Wind gusts peaked at more than 85 km/h at times in the Brandon area during the storm, reducing visibility to zero.
Jones had already pulled 10 vehicles out of the ditch that morning and was about to start pulling a small car when three snowmobilers from Alexander delivering food, fuel and supplies showed up at the scene as well.
He told them they could continue as he had the situation under control. That's when, out of nowhere, a semi appeared and struck one of the snowmobilers.
"I saw it two seconds before it hit," said Jones, estimating the semi was travelling at between 70 and 80 km/h at the time. "There was no warning."
A second snowmobiler was able to jump out of the way just in time, Jones, a trucker himself, said. The incident was caught on the dashboard camera of a storm chaser who was also on the highway at the time.
"I was in shock," Jones said. "Right away I ran across the highway and into the other side of the ditch where the guy was laying."
Bob Scott, the snowmobiler who was hit, told CBC News on Wednesday evening that his machine had spun out on the icy highway moments before.
The Trans-Canada Highway between Brandon and the Saskatchewan border closed early Monday evening and remained closed until Wednesday afternoon due to an intense blizzard that hit Manitoba hard.
Lucky to be alive
Shocked at what he had just witnessed, Jones moved his truck closer to Scott, who was in the ditch at the time. He and others at the scene talked to Scott to keep him conscious while they wait for emergency crews to arrive.
Scott was taken to Brandon hospital and received treatment for a broken arm and a broken leg. He considers himself lucky to be alive. Jones also considers himself lucky.

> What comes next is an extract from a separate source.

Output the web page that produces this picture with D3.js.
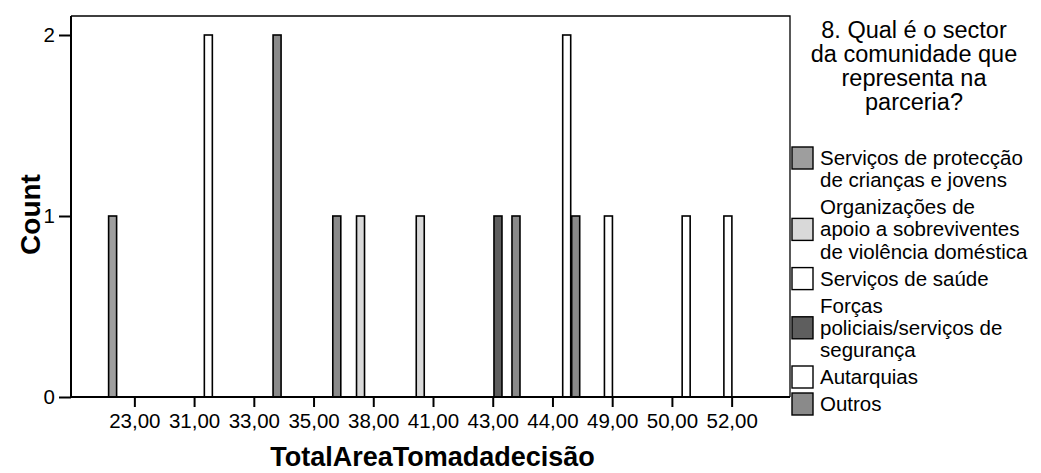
<!DOCTYPE html>
<html>
<head>
<meta charset="utf-8">
<script src="https://cdn.jsdelivr.net/npm/d3@7"></script>
<style>
  html, body { margin: 0; padding: 0; background: #fff; }
  svg { display: block; font-family: "Liberation Sans", Arial, sans-serif; }
</style>
</head>
<body>
<svg id="chart" width="1041" height="473"></svg>
<script>
// ---- data ----
const categories = ["23,00","31,00","33,00","35,00","38,00","41,00","43,00","44,00","49,00","50,00","52,00"];
const seriesNames = [
  "Serviços de protecção de crianças e jovens",
  "Organizações de apoio a sobreviventes de violência doméstica",
  "Serviços de saúde",
  "Forças policiais/serviços de segurança",
  "Autarquias",
  "Outros"
];
const legendLines = [
  ["Serviços de protecção", "de crianças e jovens"],
  ["Organizações de", "apoio a sobreviventes", "de violência doméstica"],
  ["Serviços de saúde"],
  ["Forças", "policiais/serviços de", "segurança"],
  ["Autarquias"],
  ["Outros"]
];
const countsProteccao   = [1,0,0,0,0,0,0,0,0,0,0];
const countsOrganizacoes= [0,0,0,0,1,1,0,0,0,0,0];
const countsSaude       = [0,0,0,0,0,0,0,0,1,0,1];
const countsForcas      = [0,0,0,0,0,0,1,0,0,0,0];
const countsAutarquias  = [0,2,0,0,0,0,0,2,0,1,0];
const countsOutros      = [0,0,2,1,0,0,1,1,0,0,0];
const seriesCounts = [countsProteccao, countsOrganizacoes, countsSaude, countsForcas, countsAutarquias, countsOutros];
const yTicks = [0, 1, 2];
const legendTitleLines = ["8. Qual é o sector", "da comunidade que", "representa na", "parceria?"];
const xTitle = "TotalAreaTomadadecisão";
const yTitle = "Count";

// ---- styles ----
const fills = ["#9e9e9e", "#d9d9d9", "#ffffff", "#5e5e5e", "#ffffff", "#8a8a8a"];

const svg = d3.select("#chart");
const plot = { left: 71, right: 790, top: 16, bottom: 397 };

const x = d3.scaleBand().domain(categories).range([105, 762]).padding(0);
const xs = d3.scaleBand().domain(seriesNames).range([-27, 27]).padding(0);
const y = d3.scaleLinear().domain([0, 2]).range([plot.bottom, 35]);

// bars
const bars = [];
seriesNames.forEach((s, si) => {
  categories.forEach((c, ci) => {
    const v = seriesCounts[si][ci];
    if (v > 0) bars.push({ s, si, c, v });
  });
});
svg.append("g").selectAll("rect").data(bars).join("rect")
  .attr("x", d => x(d.c) + x.bandwidth() / 2 + xs(d.s) + 0.75)
  .attr("y", d => y(d.v))
  .attr("width", xs.bandwidth() - 1)
  .attr("height", d => y(0) - y(d.v))
  .attr("fill", d => fills[d.si])
  .attr("stroke", "#000")
  .attr("stroke-width", 1.6);

// frame
svg.append("path")
  .attr("d", `M${plot.left},${plot.top}H${plot.right}V${plot.bottom}`)
  .attr("fill", "none").attr("stroke", "#000").attr("stroke-width", 1.3);

// x axis
const xAxis = d3.axisBottom(x).tickSize(10).tickPadding(6).tickSizeOuter(0);
const gx = svg.append("g").attr("transform", `translate(0,${plot.bottom})`).call(xAxis);
gx.select(".domain").attr("d", `M${plot.left},0H${plot.right}`).attr("stroke-width", 2);
gx.selectAll(".tick line").attr("stroke-width", 2);
gx.selectAll(".tick text").attr("font-size", 20.5).attr("fill", "#000")
  .attr("font-family", "'Liberation Sans', Arial, sans-serif").attr("dy", "0.72em");

// y axis
const yAxis = d3.axisLeft(y).tickValues(yTicks).tickFormat(d3.format("d")).tickSize(12).tickPadding(4).tickSizeOuter(0);
const gy = svg.append("g").attr("transform", `translate(${plot.left},0)`).call(yAxis);
gy.select(".domain").attr("d", `M0,${plot.top}V${plot.bottom}`).attr("stroke-width", 2);
gy.selectAll(".tick line").attr("stroke-width", 2);
gy.selectAll(".tick text").attr("font-size", 20.5).attr("fill", "#000")
  .attr("font-family", "'Liberation Sans', Arial, sans-serif");

// axis titles
svg.append("text").attr("x", (plot.left + plot.right) / 2 + 2).attr("y", 466)
  .attr("text-anchor", "middle").attr("font-size", 27).attr("font-weight", "bold").text(xTitle);
svg.append("text").attr("transform", `translate(40,${(plot.top + plot.bottom) / 2 + 8}) rotate(-90)`)
  .attr("text-anchor", "middle").attr("font-size", 28).attr("font-weight", "bold").text(yTitle);

// legend title
const lt = svg.append("text").attr("text-anchor", "middle").attr("font-size", 23.5);
legendTitleLines.forEach((l, i) => {
  lt.append("tspan").attr("x", 914).attr("y", 38 + i * 24).text(l);
});

// legend items
const lineH = 22.2, gap = 4.8;
let base = 165;
const lg = svg.append("g");
legendLines.forEach((lines, i) => {
  const t = lg.append("text").attr("font-size", 20.5);
  lines.forEach((l, j) => {
    t.append("tspan").attr("x", 820).attr("y", base + j * lineH).text(l);
  });
  const mid = Math.floor((lines.length - 1) / 2);
  const cy = base + mid * lineH - 7;
  lg.append("rect").attr("x", 792).attr("y", cy - 11).attr("width", 21).attr("height", 22)
    .attr("fill", fills[i]).attr("stroke", "#000").attr("stroke-width", 1.4);
  base += lines.length * lineH + gap;
});
</script>
</body>
</html>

"If that semi was 20 seconds earlier, that would have been me because I pulled across the highway," he said.
Jones said the driver of the truck became hostile with the group helping Scott after he stopped and wondered why they were on the road since it was closed.
"No care for the guy that he just hit," Jones said.
Afterwards, Jones posted a video on Facebook from his truck describing the incident, hoping to warn others to stay off of closed roads. As of Thursday afternoon, it had more than 150,000 views.
"I did not expect that," he said. "That was initially just for my family and my Facebook friends."
Jones said he's received hundreds of messages from people around the world. Most have been positive, he said, adding that he also received a message from Scott, who was still in the hospital at the time.
"He's a tough guy."
Jones hopes others heed warning
Jones hopes others heed his warning and stay off closed highways in the future. He said after seeing the crash, he also does not plan to drive in those conditions again, unless it is absolutely necessary.
"If one person saw that video and didn't drive, that ... potentially could have saved their life," Jones said.
CBC's request to RCMP on whether the driver of the semi will be charged has yet to answered.
The trucking company involved said they were looking into the incident.